▸ **Request**
Set the listing down again exactly, please, apart from its pictures.

▸ **Data**

________________________

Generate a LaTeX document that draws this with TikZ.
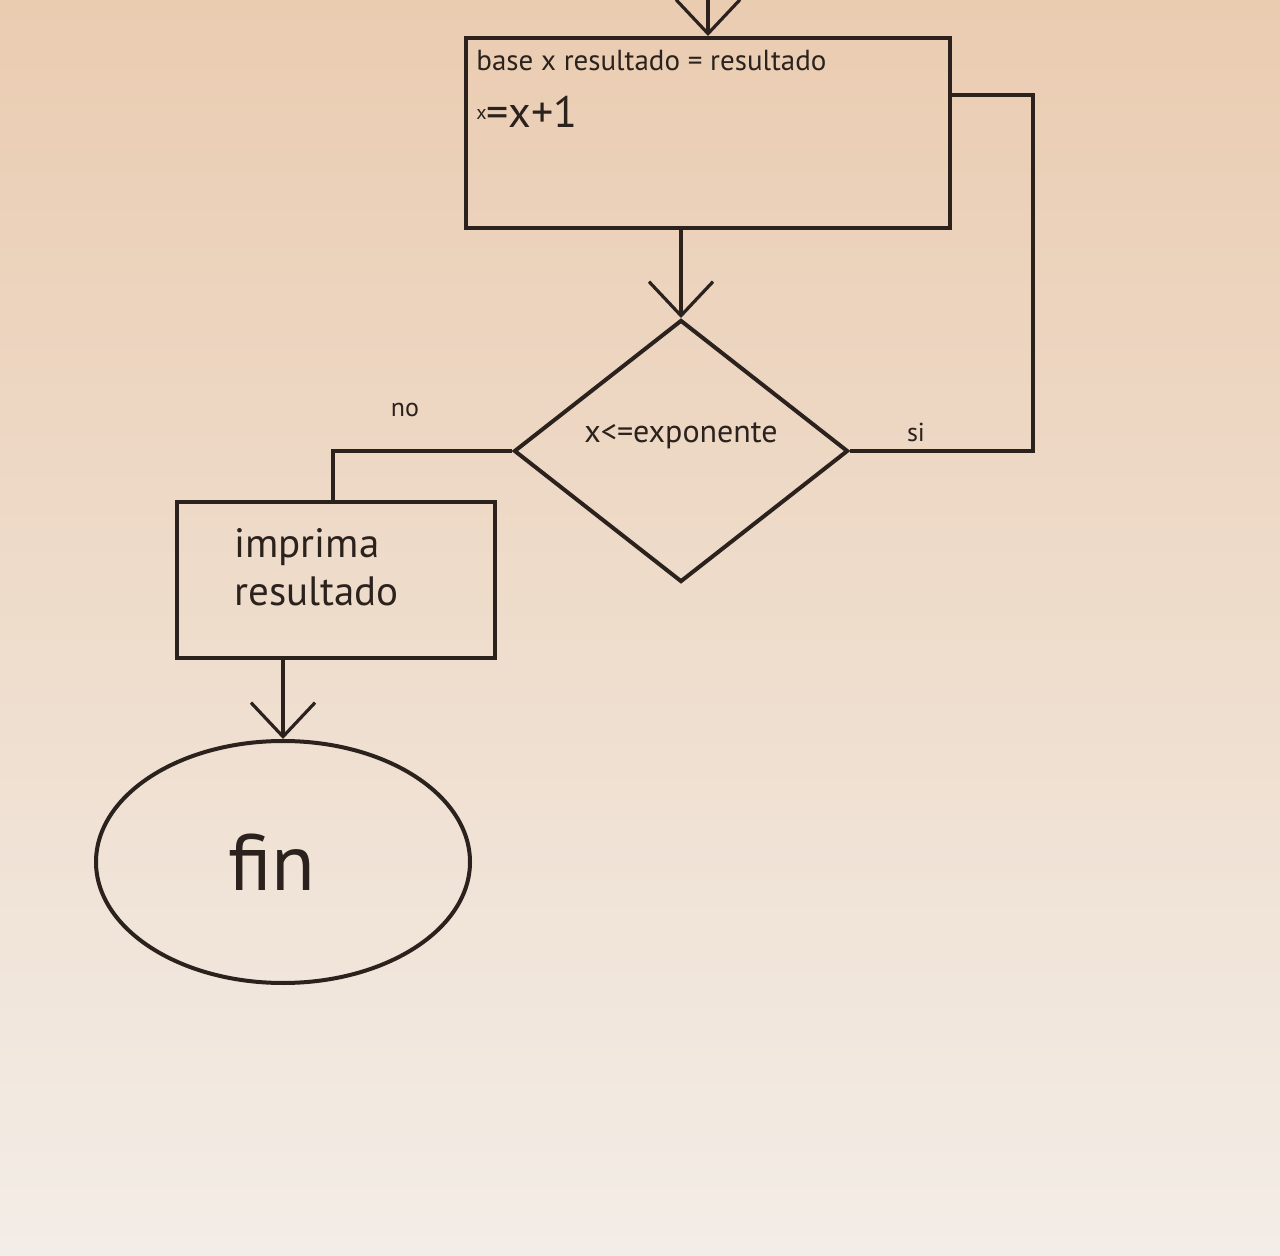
\documentclass[tikz,border=0pt]{standalone}
\usepackage{fontspec}
\setmainfont{PT Sans}
\usepackage{tikz}
\usetikzlibrary{shapes.geometric, arrows.meta}

\definecolor{paper}{RGB}{234,204,177}
\definecolor{paperlow}{RGB}{243,237,231}
\definecolor{ink}{RGB}{43,34,30}

\tikzset{
  line/.style={draw=ink, line width=2pt},
  flow/.style={line, -{Straight Barb[length=17pt,width=32pt,line width=1.6pt]}},
  procbox/.style={line, rectangle, inner sep=0pt},
  decision/.style={line, diamond, inner sep=0pt, minimum width=167pt, minimum height=131pt},
  terminal/.style={line, ellipse, inner sep=0pt, minimum width=187pt, minimum height=121pt},
  txt/.style={text=ink, inner sep=0pt}
}

\begin{document}
\begin{tikzpicture}[x=0.5pt,y=0.5pt,yscale=-1]
\useasboundingbox (0,0) rectangle (1280,1256);
% background of the photo
\fill[top color=paper, bottom color=paperlow] (0,0) rectangle (1280,1256);

% Shape: Rectangle (loop body)
\node[procbox, minimum width=242pt, minimum height=95pt] (cuerpo) at (708,133) {};
\node[txt, anchor=north west, font=\fontsize{14.5}{16}\selectfont] (linea1) at (476,50) {base x resultado = resultado};
\node[txt, anchor=north west, font=\fontsize{22}{24}\selectfont] (linea2) at (476,96) {\raisebox{4pt}{\fontsize{10}{12}\selectfont x}=x+1};

% Shape: Diamond
\node[decision] (cond) at (681,451) {};
\node[txt, font=\fontsize{16}{18}\selectfont] (condtxt) at (681,436) {x<=exponente};

% Shape: Rectangle (output)
\node[procbox, minimum width=159pt, minimum height=78pt] (imprime) at (336,580) {};
\node[txt, anchor=north west, align=left, font=\fontsize{20.5}{24}\selectfont] (imptxt) at (234,528) {imprima\\resultado};

% Shape: Ellipse
\node[terminal] (fin) at (283,862) {};
\node[txt, font=\fontsize{40}{44}\selectfont] (fintxt) at (272,862) {fin};

% Text Node
\node[txt, font=\fontsize{13}{15}\selectfont] (no) at (405,410) {no};
% Text Node
\node[txt, font=\fontsize{13}{15}\selectfont] (si) at (916,432) {si};

% Connectors
\coordinate (entrada) at (708,-30);
\coordinate (retorno) at (950,95);
\draw[flow] (entrada) -- (cuerpo.north);
\draw[flow] (cuerpo.south -| cond.north) -- (cond.north);
\draw[line] (cond.east) -- (1033,451) |- (retorno);
\draw[line] (cond.west) -| (imprime.north -| 333,0);
\draw[flow] (imprime.south -| fin.north) -- (fin.north);
\end{tikzpicture}
\end{document}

________________________

▸ **Exercise response**
Generate a LaTeX document that draws this with TikZ.
\documentclass[tikz,border=0pt]{standalone}
\usepackage{fontspec}
\setmainfont{PT Sans}
\usepackage{tikz}
\usetikzlibrary{shapes.geometric, arrows.meta}

\definecolor{paper}{RGB}{234,204,177}
\definecolor{paperlow}{RGB}{243,237,231}
\definecolor{ink}{RGB}{43,34,30}

\tikzset{
  line/.style={draw=ink, line width=2pt},
  flow/.style={line, -{Straight Barb[length=17pt,width=32pt,line width=1.6pt]}},
  procbox/.style={line, rectangle, inner sep=0pt},
  decision/.style={line, diamond, inner sep=0pt, minimum width=167pt, minimum height=131pt},
  terminal/.style={line, ellipse, inner sep=0pt, minimum width=187pt, minimum height=121pt},
  txt/.style={text=ink, inner sep=0pt}
}

\begin{document}
\begin{tikzpicture}[x=0.5pt,y=0.5pt,yscale=-1]
\useasboundingbox (0,0) rectangle (1280,1256);
% background of the photo
\fill[top color=paper, bottom color=paperlow] (0,0) rectangle (1280,1256);

% Shape: Rectangle (loop body)
\node[procbox, minimum width=242pt, minimum height=95pt] (cuerpo) at (708,133) {};
\node[txt, anchor=north west, font=\fontsize{14.5}{16}\selectfont] (linea1) at (476,50) {base x resultado = resultado};
\node[txt, anchor=north west, font=\fontsize{22}{24}\selectfont] (linea2) at (476,96) {\raisebox{4pt}{\fontsize{10}{12}\selectfont x}=x+1};

% Shape: Diamond
\node[decision] (cond) at (681,451) {};
\node[txt, font=\fontsize{16}{18}\selectfont] (condtxt) at (681,436) {x<=exponente};

% Shape: Rectangle (output)
\node[procbox, minimum width=159pt, minimum height=78pt] (imprime) at (336,580) {};
\node[txt, anchor=north west, align=left, font=\fontsize{20.5}{24}\selectfont] (imptxt) at (234,528) {imprima\\resultado};

% Shape: Ellipse
\node[terminal] (fin) at (283,862) {};
\node[txt, font=\fontsize{40}{44}\selectfont] (fintxt) at (272,862) {fin};

% Text Node
\node[txt, font=\fontsize{13}{15}\selectfont] (no) at (405,410) {no};
% Text Node
\node[txt, font=\fontsize{13}{15}\selectfont] (si) at (916,432) {si};

% Connectors
\coordinate (entrada) at (708,-30);
\coordinate (retorno) at (950,95);
\draw[flow] (entrada) -- (cuerpo.north);
\draw[flow] (cuerpo.south -| cond.north) -- (cond.north);
\draw[line] (cond.east) -- (1033,451) |- (retorno);
\draw[line] (cond.west) -| (imprime.north -| 333,0);
\draw[flow] (imprime.south -| fin.north) -- (fin.north);
\end{tikzpicture}
\end{document}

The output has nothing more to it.